Example 7: Calculating Percentiles

PySpark:

from pyspark.sql.functions import percent_rank

# Add a percentile rank column
df_with_percentile = df.withColumn("PercentileRank", percent_rank().over(window_spec))
df_with_percentile.show()

Spark SQL:

SELECT *, 
       PERCENT_RANK() OVER (PARTITION BY Department ORDER BY Salary) AS PercentileRank
FROM employees;

Output:

+-------+----------+------+--------------+
|   Name|Department|Salary|PercentileRank|
+-------+----------+------+--------------+
|  Anand|     Sales|  3000|           0.0|
|   Bala|     Sales|  4000|           1.0|
|Kavitha|        HR|  3500|           0.0|
|    Raj|        HR|  4500|           1.0|
+-------+----------+------+--------------+

5. Common Use Cases

  • Ranking and row numbering (e.g., top N records).
  • Calculating cumulative sums or moving averages.
  • Accessing values from adjacent rows (e.g., comparing current and previous values).

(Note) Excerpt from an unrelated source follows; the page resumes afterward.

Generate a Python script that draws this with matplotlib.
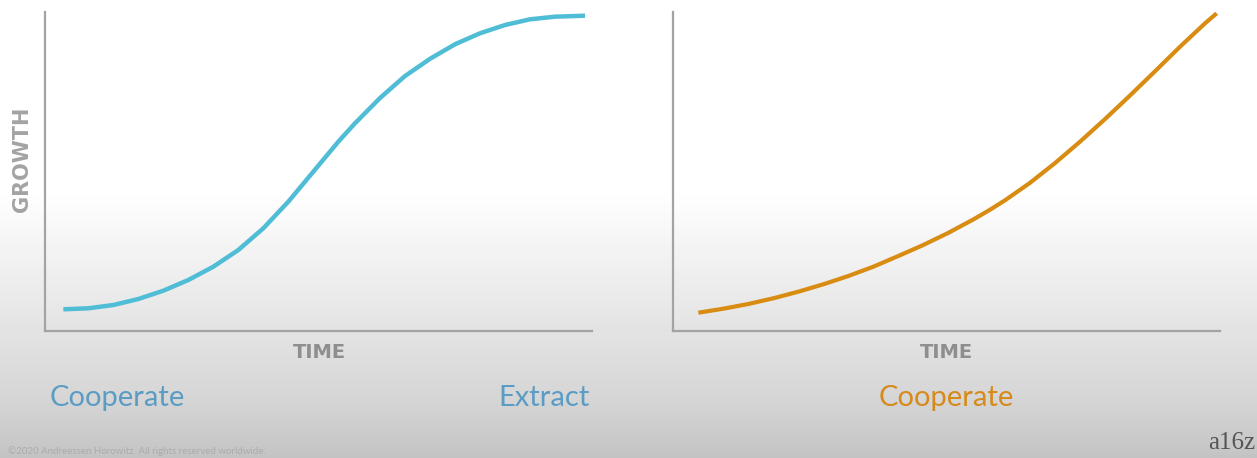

6. Performance Considerations

  • Use window functions judiciously on large datasets, as they involve shuffling and sorting.
  • Optimize partitioning and ordering to reduce the size of the data processed in each window.

7. Key Takeaways

  1. Window functions perform calculations across a set of rows related to the current row.
  2. They support partitioning, ordering, and window frames for advanced calculations.
  3. Window functions can be resource-intensive for large datasets, as they involve shuffling and sorting.
  4. In Spark SQL, similar functionality can be achieved using OVER clauses.
  5. Works efficiently on large datasets when combined with proper partitioning and caching.